DIRECTIVE: Every line of the material is to be quoted verbatim, minus the pictures.
┄┄┄┄┄┄┄┄┄┄┄┄┄┄┄┄┄┄┄┄
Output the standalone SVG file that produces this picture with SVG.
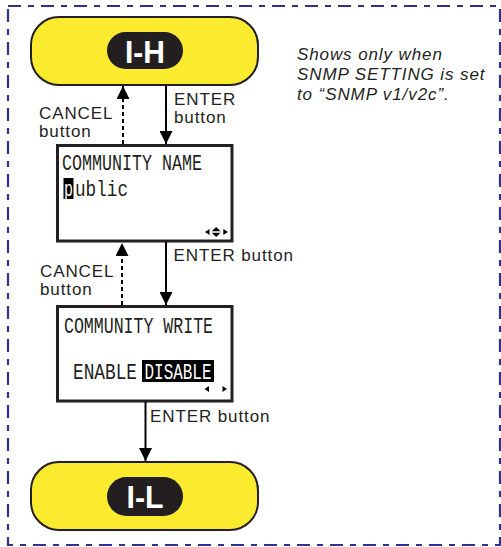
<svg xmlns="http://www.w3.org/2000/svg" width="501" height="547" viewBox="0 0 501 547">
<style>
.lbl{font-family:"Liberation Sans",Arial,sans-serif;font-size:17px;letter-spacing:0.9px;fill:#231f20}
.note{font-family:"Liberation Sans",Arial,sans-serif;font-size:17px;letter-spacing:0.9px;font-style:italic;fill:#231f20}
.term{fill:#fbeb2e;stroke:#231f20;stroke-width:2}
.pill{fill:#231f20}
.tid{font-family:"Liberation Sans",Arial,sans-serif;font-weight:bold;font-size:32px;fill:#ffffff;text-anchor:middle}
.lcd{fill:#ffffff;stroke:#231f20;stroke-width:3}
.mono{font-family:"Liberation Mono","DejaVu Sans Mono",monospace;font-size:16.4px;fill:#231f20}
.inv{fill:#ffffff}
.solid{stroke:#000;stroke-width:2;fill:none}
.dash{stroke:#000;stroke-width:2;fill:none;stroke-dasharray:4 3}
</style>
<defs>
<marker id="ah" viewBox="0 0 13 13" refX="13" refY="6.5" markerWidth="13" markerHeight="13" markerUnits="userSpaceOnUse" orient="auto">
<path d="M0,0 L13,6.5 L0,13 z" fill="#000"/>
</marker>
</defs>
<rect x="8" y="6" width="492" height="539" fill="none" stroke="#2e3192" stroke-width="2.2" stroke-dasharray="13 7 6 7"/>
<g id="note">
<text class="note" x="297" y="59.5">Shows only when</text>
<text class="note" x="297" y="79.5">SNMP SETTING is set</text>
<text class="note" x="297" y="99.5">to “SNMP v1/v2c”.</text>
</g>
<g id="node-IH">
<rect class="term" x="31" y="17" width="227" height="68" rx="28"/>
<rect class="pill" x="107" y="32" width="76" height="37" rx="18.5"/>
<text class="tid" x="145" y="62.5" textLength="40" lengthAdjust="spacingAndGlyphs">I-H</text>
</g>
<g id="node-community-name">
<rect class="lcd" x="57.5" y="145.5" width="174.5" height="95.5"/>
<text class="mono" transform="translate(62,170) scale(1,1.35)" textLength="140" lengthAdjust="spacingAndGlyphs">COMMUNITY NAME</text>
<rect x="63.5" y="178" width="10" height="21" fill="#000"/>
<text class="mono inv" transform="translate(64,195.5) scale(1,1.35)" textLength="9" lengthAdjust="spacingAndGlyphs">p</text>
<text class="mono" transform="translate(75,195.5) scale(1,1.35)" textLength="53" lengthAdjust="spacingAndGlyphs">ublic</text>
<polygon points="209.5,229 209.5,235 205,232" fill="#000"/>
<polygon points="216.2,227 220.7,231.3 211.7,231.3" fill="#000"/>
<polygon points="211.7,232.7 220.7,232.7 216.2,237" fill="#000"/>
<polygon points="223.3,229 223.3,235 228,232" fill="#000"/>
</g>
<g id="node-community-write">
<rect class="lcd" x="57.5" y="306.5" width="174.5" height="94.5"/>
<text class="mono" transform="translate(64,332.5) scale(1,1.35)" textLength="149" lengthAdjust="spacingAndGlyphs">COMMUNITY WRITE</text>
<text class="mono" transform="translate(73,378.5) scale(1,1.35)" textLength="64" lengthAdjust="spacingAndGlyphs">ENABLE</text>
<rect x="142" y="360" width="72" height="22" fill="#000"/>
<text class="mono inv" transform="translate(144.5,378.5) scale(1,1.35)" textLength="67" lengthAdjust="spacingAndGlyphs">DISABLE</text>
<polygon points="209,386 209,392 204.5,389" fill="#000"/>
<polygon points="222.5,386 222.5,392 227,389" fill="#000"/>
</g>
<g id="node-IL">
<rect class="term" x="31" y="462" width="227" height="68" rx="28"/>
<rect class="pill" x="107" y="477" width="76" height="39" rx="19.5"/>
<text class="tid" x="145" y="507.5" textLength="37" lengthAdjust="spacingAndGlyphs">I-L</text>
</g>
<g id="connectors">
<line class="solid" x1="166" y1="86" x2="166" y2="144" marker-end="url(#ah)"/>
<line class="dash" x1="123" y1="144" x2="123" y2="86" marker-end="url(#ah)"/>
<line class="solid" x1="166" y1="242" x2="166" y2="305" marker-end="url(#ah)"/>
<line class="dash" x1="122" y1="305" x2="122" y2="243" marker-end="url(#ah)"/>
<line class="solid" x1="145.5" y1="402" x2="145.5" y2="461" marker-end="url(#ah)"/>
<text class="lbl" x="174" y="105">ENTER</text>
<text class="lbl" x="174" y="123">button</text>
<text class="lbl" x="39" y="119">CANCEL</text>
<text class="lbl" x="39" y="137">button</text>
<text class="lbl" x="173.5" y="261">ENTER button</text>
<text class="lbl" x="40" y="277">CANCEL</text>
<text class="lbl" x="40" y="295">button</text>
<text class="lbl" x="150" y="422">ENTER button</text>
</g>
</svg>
┄┄┄┄┄┄┄┄┄┄┄┄┄┄┄┄┄┄┄┄
REPLY TO THE TASK:
Output the standalone SVG file that produces this picture with SVG.
<svg xmlns="http://www.w3.org/2000/svg" width="501" height="547" viewBox="0 0 501 547">
<style>
.lbl{font-family:"Liberation Sans",Arial,sans-serif;font-size:17px;letter-spacing:0.9px;fill:#231f20}
.note{font-family:"Liberation Sans",Arial,sans-serif;font-size:17px;letter-spacing:0.9px;font-style:italic;fill:#231f20}
.term{fill:#fbeb2e;stroke:#231f20;stroke-width:2}
.pill{fill:#231f20}
.tid{font-family:"Liberation Sans",Arial,sans-serif;font-weight:bold;font-size:32px;fill:#ffffff;text-anchor:middle}
.lcd{fill:#ffffff;stroke:#231f20;stroke-width:3}
.mono{font-family:"Liberation Mono","DejaVu Sans Mono",monospace;font-size:16.4px;fill:#231f20}
.inv{fill:#ffffff}
.solid{stroke:#000;stroke-width:2;fill:none}
.dash{stroke:#000;stroke-width:2;fill:none;stroke-dasharray:4 3}
</style>
<defs>
<marker id="ah" viewBox="0 0 13 13" refX="13" refY="6.5" markerWidth="13" markerHeight="13" markerUnits="userSpaceOnUse" orient="auto">
<path d="M0,0 L13,6.5 L0,13 z" fill="#000"/>
</marker>
</defs>
<rect x="8" y="6" width="492" height="539" fill="none" stroke="#2e3192" stroke-width="2.2" stroke-dasharray="13 7 6 7"/>
<g id="note">
<text class="note" x="297" y="59.5">Shows only when</text>
<text class="note" x="297" y="79.5">SNMP SETTING is set</text>
<text class="note" x="297" y="99.5">to “SNMP v1/v2c”.</text>
</g>
<g id="node-IH">
<rect class="term" x="31" y="17" width="227" height="68" rx="28"/>
<rect class="pill" x="107" y="32" width="76" height="37" rx="18.5"/>
<text class="tid" x="145" y="62.5" textLength="40" lengthAdjust="spacingAndGlyphs">I-H</text>
</g>
<g id="node-community-name">
<rect class="lcd" x="57.5" y="145.5" width="174.5" height="95.5"/>
<text class="mono" transform="translate(62,170) scale(1,1.35)" textLength="140" lengthAdjust="spacingAndGlyphs">COMMUNITY NAME</text>
<rect x="63.5" y="178" width="10" height="21" fill="#000"/>
<text class="mono inv" transform="translate(64,195.5) scale(1,1.35)" textLength="9" lengthAdjust="spacingAndGlyphs">p</text>
<text class="mono" transform="translate(75,195.5) scale(1,1.35)" textLength="53" lengthAdjust="spacingAndGlyphs">ublic</text>
<polygon points="209.5,229 209.5,235 205,232" fill="#000"/>
<polygon points="216.2,227 220.7,231.3 211.7,231.3" fill="#000"/>
<polygon points="211.7,232.7 220.7,232.7 216.2,237" fill="#000"/>
<polygon points="223.3,229 223.3,235 228,232" fill="#000"/>
</g>
<g id="node-community-write">
<rect class="lcd" x="57.5" y="306.5" width="174.5" height="94.5"/>
<text class="mono" transform="translate(64,332.5) scale(1,1.35)" textLength="149" lengthAdjust="spacingAndGlyphs">COMMUNITY WRITE</text>
<text class="mono" transform="translate(73,378.5) scale(1,1.35)" textLength="64" lengthAdjust="spacingAndGlyphs">ENABLE</text>
<rect x="142" y="360" width="72" height="22" fill="#000"/>
<text class="mono inv" transform="translate(144.5,378.5) scale(1,1.35)" textLength="67" lengthAdjust="spacingAndGlyphs">DISABLE</text>
<polygon points="209,386 209,392 204.5,389" fill="#000"/>
<polygon points="222.5,386 222.5,392 227,389" fill="#000"/>
</g>
<g id="node-IL">
<rect class="term" x="31" y="462" width="227" height="68" rx="28"/>
<rect class="pill" x="107" y="477" width="76" height="39" rx="19.5"/>
<text class="tid" x="145" y="507.5" textLength="37" lengthAdjust="spacingAndGlyphs">I-L</text>
</g>
<g id="connectors">
<line class="solid" x1="166" y1="86" x2="166" y2="144" marker-end="url(#ah)"/>
<line class="dash" x1="123" y1="144" x2="123" y2="86" marker-end="url(#ah)"/>
<line class="solid" x1="166" y1="242" x2="166" y2="305" marker-end="url(#ah)"/>
<line class="dash" x1="122" y1="305" x2="122" y2="243" marker-end="url(#ah)"/>
<line class="solid" x1="145.5" y1="402" x2="145.5" y2="461" marker-end="url(#ah)"/>
<text class="lbl" x="174" y="105">ENTER</text>
<text class="lbl" x="174" y="123">button</text>
<text class="lbl" x="39" y="119">CANCEL</text>
<text class="lbl" x="39" y="137">button</text>
<text class="lbl" x="173.5" y="261">ENTER button</text>
<text class="lbl" x="40" y="277">CANCEL</text>
<text class="lbl" x="40" y="295">button</text>
<text class="lbl" x="150" y="422">ENTER button</text>
</g>
</svg>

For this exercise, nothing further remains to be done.